President Emmanuel Macron says a committee aims to finalise all conditions for a Palestinian state.
President Emmanuel Macron says a committee aims to finalise all conditions for a Palestinian state.

France will help the Palestinian Authority draft a constitution for a future state, President Emmanuel Macron says after talks with Palestinian President Mahmoud Abbas in Paris.

Several countries including France and Australia formally recognised a Palestinian state in September, a move driven by frustration with Israel over its devastating war in the Gaza Strip and a wish to promote a two-state solution to the Middle East conflict.

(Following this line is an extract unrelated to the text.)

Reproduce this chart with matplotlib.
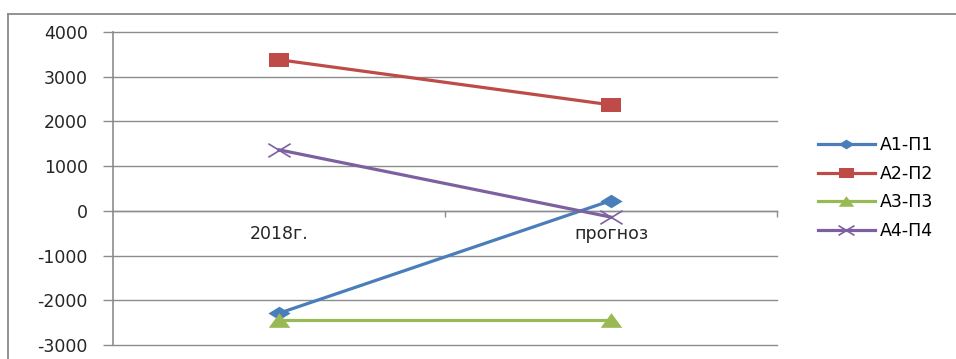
import matplotlib
matplotlib.use("Agg")
import matplotlib.pyplot as plt
from matplotlib.path import Path
from matplotlib.lines import Line2D
from matplotlib.ticker import FixedLocator, NullFormatter, FixedFormatter

categories = ["2018г.", "прогноз"]
series_names = ["А1-П1", "А2-П2", "А3-П3", "А4-П4"]
a1_p1 = [-2290, 230]
a2_p2 = [3380, 2370]
a3_p3 = [-2430, -2430]
a4_p4 = [1365, -140]
y_ticks = [-3000, -2000, -1000, 0, 1000, 2000, 3000, 4000]

colors = ["#4A7EBB", "#BE4B48", "#98B954", "#7D60A0"]

# wide markers (reference is horizontally stretched)
diamond = Path([(0, 1), (1.64, 0), (0, -1), (-1.64, 0), (0, 1)],
               [Path.MOVETO, Path.LINETO, Path.LINETO, Path.LINETO, Path.CLOSEPOLY])
square = Path([(-1.6, -1), (1.6, -1), (1.6, 1), (-1.6, 1), (-1.6, -1)],
              [Path.MOVETO, Path.LINETO, Path.LINETO, Path.LINETO, Path.CLOSEPOLY])
triangle = Path([(-1.47, -1), (1.47, -1), (0, 1), (-1.47, -1)],
                [Path.MOVETO, Path.LINETO, Path.LINETO, Path.CLOSEPOLY])
xmark = Path([(-1.64, -1), (1.64, 1), (-1.64, 1), (1.64, -1)],
             [Path.MOVETO, Path.LINETO, Path.MOVETO, Path.LINETO])

markers = [diamond, square, triangle, xmark]
msizes = [16, 15, 15.5, 16]

fig = plt.figure(figsize=(9.56, 3.59), dpi=100)
ax = fig.add_axes([113 / 956, 1 - 345 / 359, (777 - 113) / 956, (345 - 32) / 359])

x = list(range(len(categories)))
data = [a1_p1, a2_p2, a3_p3, a4_p4]
for vals, name, c, m, ms in zip(data, series_names, colors, markers, msizes):
    if m is xmark:
        ax.plot(x, vals, color=c, lw=2.3, marker=m, markersize=ms,
                markerfacecolor="none", markeredgecolor=c, markeredgewidth=1.2,
                label=name, zorder=3)
    else:
        ax.plot(x, vals, color=c, lw=2.3, marker=m, markersize=ms,
                markerfacecolor=c, markeredgecolor=c, markeredgewidth=0,
                label=name, zorder=3)

ax.set_xlim(-0.5, 1.5)
ax.set_ylim(-3000, 4000)
gridc = "#8C8C8C"
ax.set_yticks(y_ticks)
ax.set_yticklabels([str(v) for v in y_ticks])
ax.yaxis.grid(True, color=gridc, lw=1)
ax.set_axisbelow(True)
for gl in ax.get_ygridlines():
    gl.set_clip_on(False)

for s in ["top", "right"]:
    ax.spines[s].set_visible(False)
ax.spines["left"].set_color(gridc)
ax.spines["left"].set_linewidth(1.2)
ax.spines["bottom"].set_position(("data", 0))
ax.spines["bottom"].set_color(gridc)
ax.spines["bottom"].set_linewidth(1)

ax.tick_params(axis="y", length=7, width=1, color=gridc, pad=11,
               labelsize=12.5, labelcolor="#262626")
ax.xaxis.set_major_locator(FixedLocator([0.5, 1.5]))
ax.xaxis.set_major_formatter(NullFormatter())
ax.xaxis.set_minor_locator(FixedLocator(x))
ax.xaxis.set_minor_formatter(FixedFormatter(categories))
ax.tick_params(axis="x", which="major", length=4, width=1, color=gridc)
ax.tick_params(axis="x", which="minor", length=0, pad=10, labelsize=12.5,
               labelcolor="#262626")

leg = ax.legend(loc="center left", bbox_to_anchor=(802 / 956, 1 - 188 / 359),
                bbox_transform=fig.transFigure, frameon=False, fontsize=12.5,
                handlelength=3.3, handletextpad=0.3, labelspacing=0.62,
                markerscale=0.72)

# outer chart frame (only top and left visible in the reference)
fig.add_artist(Line2D([8 / 956, 1.0], [1 - 14 / 359, 1 - 14 / 359],
                      transform=fig.transFigure, color="#8A8A8A", lw=1.3))
fig.add_artist(Line2D([8 / 956, 8 / 956], [0.0, 1 - 14 / 359],
                      transform=fig.transFigure, color="#8A8A8A", lw=1.3))

fig.savefig("out.png", dpi=100)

A US-brokered Israel-Hamas ceasefire took hold in October but Israel again rejected any prospect of Palestinian statehood.

Macron said France and the Palestinian Authority, which exercises limited self-rule under Israeli military occupation in the West Bank, would set up a joint committee to work on drawing up a new Palestinian constitution.

Mahmoud Abbas and Emmanuel Macron
Palestinian President Mahmoud Abbas has met French President Emmanuel Macron in Paris. (AP PHOTO)

“This committee will be responsible for working on all legal aspects: constitutional, institutional and organisational,” he told reporters.

“It will contribute to the work of developing a new constitution, a draft of which President Abbas has presented to me, and will aim to finalise all the conditions for such a State of Palestine,” Macron said.

He added France would contribute 100 million euros ($A178 million) in humanitarian aid to the Gaza Strip for 2025.

Abbas said: “We are committed to a culture of dialogue and peace, and we want a democratic, unarmed state committed to the rule of law, transparency, justice, pluralism and the rotation of power.”

He said he valued efforts by US President Donald Trump and global partners to end the fighting in the Gaza Strip and bring about the next stage towards a durable peace with a disarming of militant groups including Hamas.

The move by France, the United Kingdom, Canada and Australia to recognise a Palestinian state aligned them with more than 140 other countries also backing Palestinians’ aspiration to forge an independent homeland from Israeli-occupied territories.